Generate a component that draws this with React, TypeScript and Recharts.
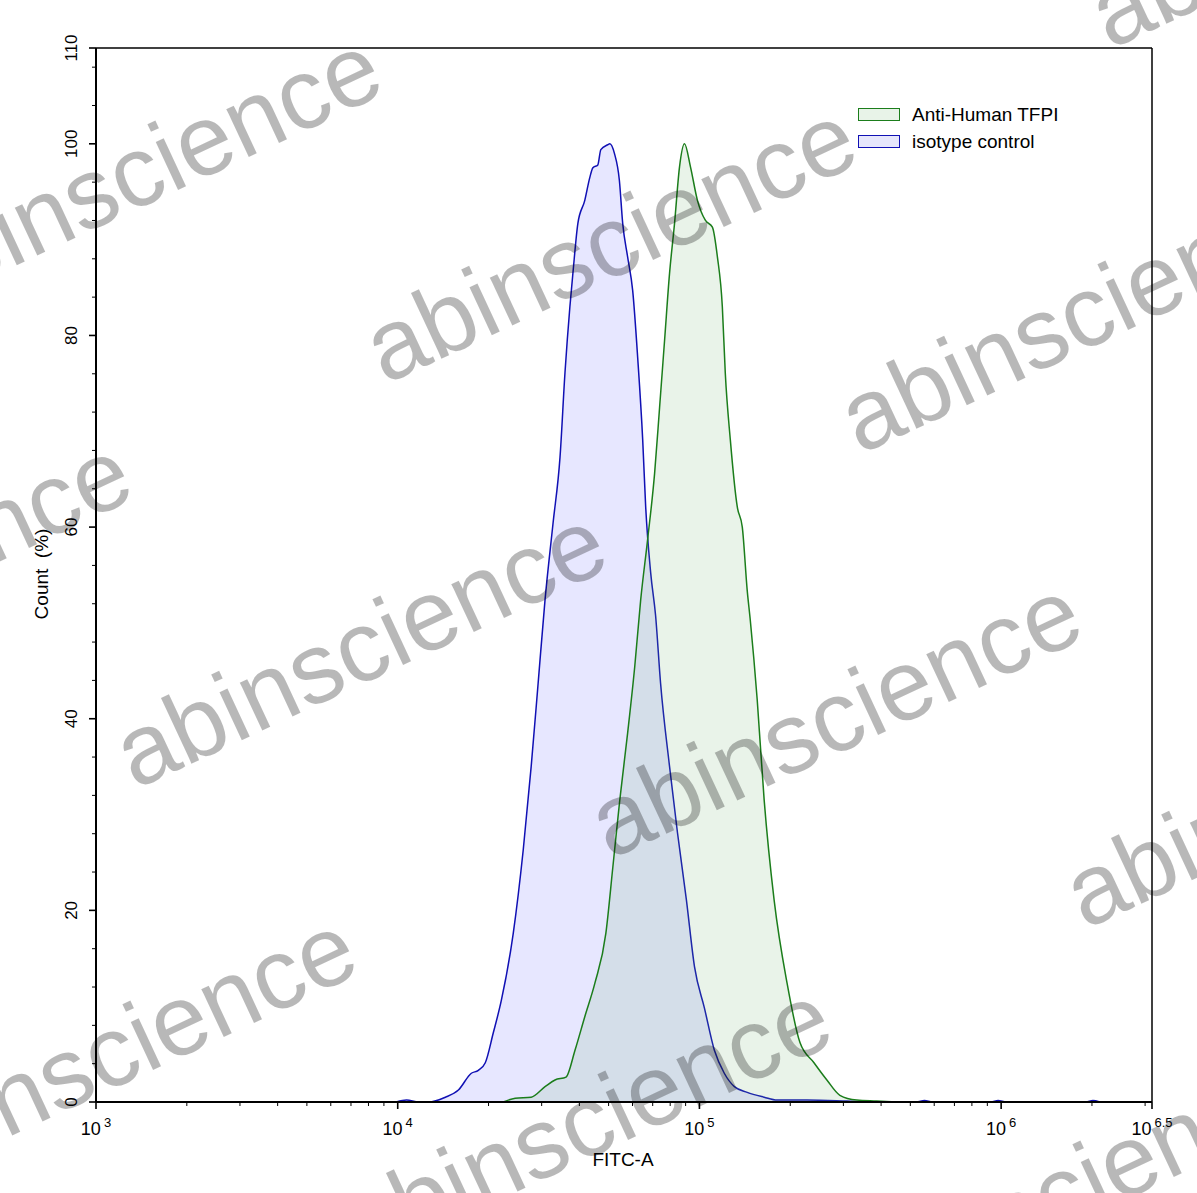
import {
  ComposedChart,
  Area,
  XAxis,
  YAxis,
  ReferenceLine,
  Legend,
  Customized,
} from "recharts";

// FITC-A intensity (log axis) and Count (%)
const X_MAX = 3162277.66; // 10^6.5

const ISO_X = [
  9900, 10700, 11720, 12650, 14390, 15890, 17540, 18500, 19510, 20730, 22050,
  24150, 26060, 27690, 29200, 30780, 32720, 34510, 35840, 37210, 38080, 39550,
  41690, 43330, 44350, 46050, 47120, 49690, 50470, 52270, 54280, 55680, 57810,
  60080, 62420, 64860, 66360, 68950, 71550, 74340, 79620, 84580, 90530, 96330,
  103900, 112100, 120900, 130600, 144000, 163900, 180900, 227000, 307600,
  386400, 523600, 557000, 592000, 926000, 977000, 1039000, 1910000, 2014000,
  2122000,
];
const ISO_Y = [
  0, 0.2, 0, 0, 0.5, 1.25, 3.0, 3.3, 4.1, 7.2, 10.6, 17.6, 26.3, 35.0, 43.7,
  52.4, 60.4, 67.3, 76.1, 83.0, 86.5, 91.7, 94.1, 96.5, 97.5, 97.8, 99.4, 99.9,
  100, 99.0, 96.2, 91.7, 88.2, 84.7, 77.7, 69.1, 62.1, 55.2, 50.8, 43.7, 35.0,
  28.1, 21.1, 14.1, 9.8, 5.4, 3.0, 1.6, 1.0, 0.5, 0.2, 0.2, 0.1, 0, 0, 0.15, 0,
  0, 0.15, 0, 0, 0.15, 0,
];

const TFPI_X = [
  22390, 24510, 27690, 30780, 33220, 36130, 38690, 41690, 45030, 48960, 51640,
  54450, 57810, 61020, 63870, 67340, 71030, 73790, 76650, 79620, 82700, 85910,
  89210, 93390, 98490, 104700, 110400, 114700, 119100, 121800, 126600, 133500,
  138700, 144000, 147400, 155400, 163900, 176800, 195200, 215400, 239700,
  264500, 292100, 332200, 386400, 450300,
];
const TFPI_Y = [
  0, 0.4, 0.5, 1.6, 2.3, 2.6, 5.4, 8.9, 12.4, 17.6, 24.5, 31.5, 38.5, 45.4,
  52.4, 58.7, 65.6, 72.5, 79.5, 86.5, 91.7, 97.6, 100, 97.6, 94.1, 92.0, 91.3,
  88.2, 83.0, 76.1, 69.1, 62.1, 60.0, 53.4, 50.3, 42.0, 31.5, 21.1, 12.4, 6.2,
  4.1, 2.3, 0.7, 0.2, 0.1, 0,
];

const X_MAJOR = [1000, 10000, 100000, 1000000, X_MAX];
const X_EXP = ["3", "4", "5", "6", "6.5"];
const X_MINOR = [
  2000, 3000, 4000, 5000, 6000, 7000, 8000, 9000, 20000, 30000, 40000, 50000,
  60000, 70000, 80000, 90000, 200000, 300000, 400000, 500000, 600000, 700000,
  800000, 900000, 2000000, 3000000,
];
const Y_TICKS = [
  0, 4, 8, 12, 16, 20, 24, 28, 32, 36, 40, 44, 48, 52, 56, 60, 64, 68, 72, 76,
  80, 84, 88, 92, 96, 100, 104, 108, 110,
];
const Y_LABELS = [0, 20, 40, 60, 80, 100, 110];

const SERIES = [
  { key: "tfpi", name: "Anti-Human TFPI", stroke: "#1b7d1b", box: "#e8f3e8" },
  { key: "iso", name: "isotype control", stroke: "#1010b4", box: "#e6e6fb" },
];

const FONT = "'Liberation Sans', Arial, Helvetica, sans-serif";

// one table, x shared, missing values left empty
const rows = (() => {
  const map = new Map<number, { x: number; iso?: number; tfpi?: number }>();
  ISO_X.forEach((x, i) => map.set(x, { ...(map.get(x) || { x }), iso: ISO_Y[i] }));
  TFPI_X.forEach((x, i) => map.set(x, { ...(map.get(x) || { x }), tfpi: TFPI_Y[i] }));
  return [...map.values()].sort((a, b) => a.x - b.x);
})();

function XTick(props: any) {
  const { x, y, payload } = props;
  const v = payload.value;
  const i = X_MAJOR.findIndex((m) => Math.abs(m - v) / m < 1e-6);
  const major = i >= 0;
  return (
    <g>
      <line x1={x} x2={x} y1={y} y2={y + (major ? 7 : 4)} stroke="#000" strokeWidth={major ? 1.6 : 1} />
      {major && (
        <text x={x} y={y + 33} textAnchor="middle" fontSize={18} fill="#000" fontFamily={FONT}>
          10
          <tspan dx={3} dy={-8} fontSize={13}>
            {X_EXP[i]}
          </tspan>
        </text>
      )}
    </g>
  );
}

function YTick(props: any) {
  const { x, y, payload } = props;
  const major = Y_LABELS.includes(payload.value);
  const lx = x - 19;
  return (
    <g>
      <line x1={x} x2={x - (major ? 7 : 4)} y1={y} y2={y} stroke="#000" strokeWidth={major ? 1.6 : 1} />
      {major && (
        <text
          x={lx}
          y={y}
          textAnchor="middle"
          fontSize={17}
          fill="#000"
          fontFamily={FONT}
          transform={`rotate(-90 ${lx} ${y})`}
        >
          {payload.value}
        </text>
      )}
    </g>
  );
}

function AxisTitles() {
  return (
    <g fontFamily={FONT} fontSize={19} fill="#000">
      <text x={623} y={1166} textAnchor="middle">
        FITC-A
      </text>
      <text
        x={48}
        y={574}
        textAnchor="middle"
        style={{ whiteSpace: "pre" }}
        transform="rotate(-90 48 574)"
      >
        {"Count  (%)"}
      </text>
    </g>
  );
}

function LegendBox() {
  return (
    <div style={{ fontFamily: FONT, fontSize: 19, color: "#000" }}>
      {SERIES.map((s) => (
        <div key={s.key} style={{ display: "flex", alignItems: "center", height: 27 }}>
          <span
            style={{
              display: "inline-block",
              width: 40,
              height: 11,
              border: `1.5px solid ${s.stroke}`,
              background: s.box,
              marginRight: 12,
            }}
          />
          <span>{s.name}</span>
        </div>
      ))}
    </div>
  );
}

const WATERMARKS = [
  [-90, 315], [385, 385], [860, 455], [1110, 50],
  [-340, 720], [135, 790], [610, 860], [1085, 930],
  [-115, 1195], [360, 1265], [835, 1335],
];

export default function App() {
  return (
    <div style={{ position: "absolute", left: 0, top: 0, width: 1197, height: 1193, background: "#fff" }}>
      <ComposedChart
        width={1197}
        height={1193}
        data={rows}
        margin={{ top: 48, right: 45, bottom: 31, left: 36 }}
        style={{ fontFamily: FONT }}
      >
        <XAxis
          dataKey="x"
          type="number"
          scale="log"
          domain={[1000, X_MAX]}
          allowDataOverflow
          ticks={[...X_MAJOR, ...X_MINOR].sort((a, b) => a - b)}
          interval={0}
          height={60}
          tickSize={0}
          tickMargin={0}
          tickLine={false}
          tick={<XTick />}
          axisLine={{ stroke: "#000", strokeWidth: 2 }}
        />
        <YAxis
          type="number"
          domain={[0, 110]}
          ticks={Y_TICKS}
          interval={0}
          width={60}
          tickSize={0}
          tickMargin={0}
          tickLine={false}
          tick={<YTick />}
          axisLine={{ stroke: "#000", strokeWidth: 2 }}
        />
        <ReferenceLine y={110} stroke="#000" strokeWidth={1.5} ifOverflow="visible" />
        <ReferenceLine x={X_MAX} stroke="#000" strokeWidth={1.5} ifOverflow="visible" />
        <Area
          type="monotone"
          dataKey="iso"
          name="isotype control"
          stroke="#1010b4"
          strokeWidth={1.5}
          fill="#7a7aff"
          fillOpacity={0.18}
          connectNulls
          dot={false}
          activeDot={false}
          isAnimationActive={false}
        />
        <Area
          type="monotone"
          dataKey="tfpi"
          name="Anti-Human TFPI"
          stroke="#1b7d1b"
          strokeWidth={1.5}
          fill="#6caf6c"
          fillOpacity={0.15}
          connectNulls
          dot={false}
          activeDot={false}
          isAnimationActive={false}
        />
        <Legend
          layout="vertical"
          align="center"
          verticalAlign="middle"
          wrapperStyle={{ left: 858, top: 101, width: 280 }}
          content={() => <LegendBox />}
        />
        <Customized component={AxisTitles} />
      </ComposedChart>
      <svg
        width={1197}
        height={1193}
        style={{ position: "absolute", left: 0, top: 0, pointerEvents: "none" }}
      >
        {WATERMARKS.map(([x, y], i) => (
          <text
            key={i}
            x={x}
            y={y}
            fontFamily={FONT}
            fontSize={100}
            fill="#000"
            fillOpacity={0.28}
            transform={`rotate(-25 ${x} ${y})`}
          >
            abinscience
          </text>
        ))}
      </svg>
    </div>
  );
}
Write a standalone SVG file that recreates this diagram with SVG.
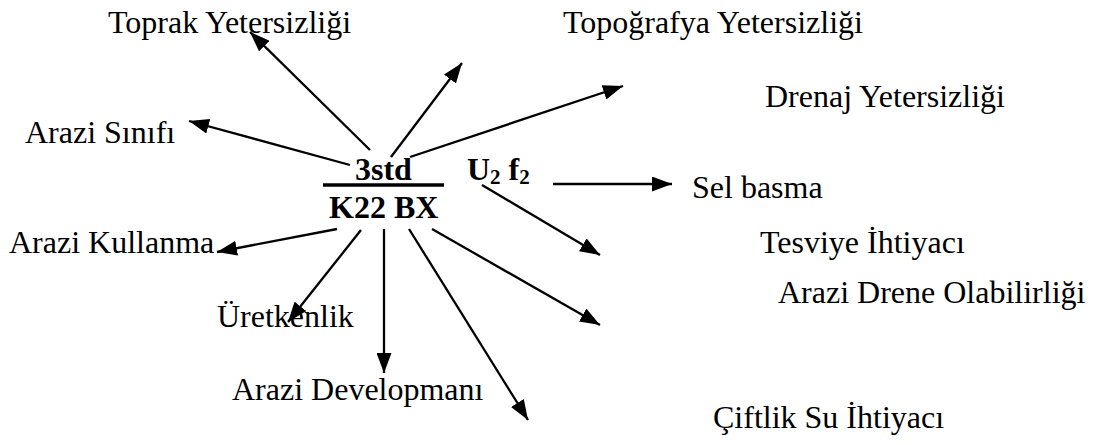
------
> _Written problem_:
Up to and including the line with "const X_MAX = 3162277.66; // 10^6.5", copy the data above from its first line. Skip pictures.

> _Final result_:
Generate a component that draws this with React, TypeScript and Recharts.
import {
  ComposedChart,
  Area,
  XAxis,
  YAxis,
  ReferenceLine,
  Legend,
  Customized,
} from "recharts";

// FITC-A intensity (log axis) and Count (%)
const X_MAX = 3162277.66; // 10^6.5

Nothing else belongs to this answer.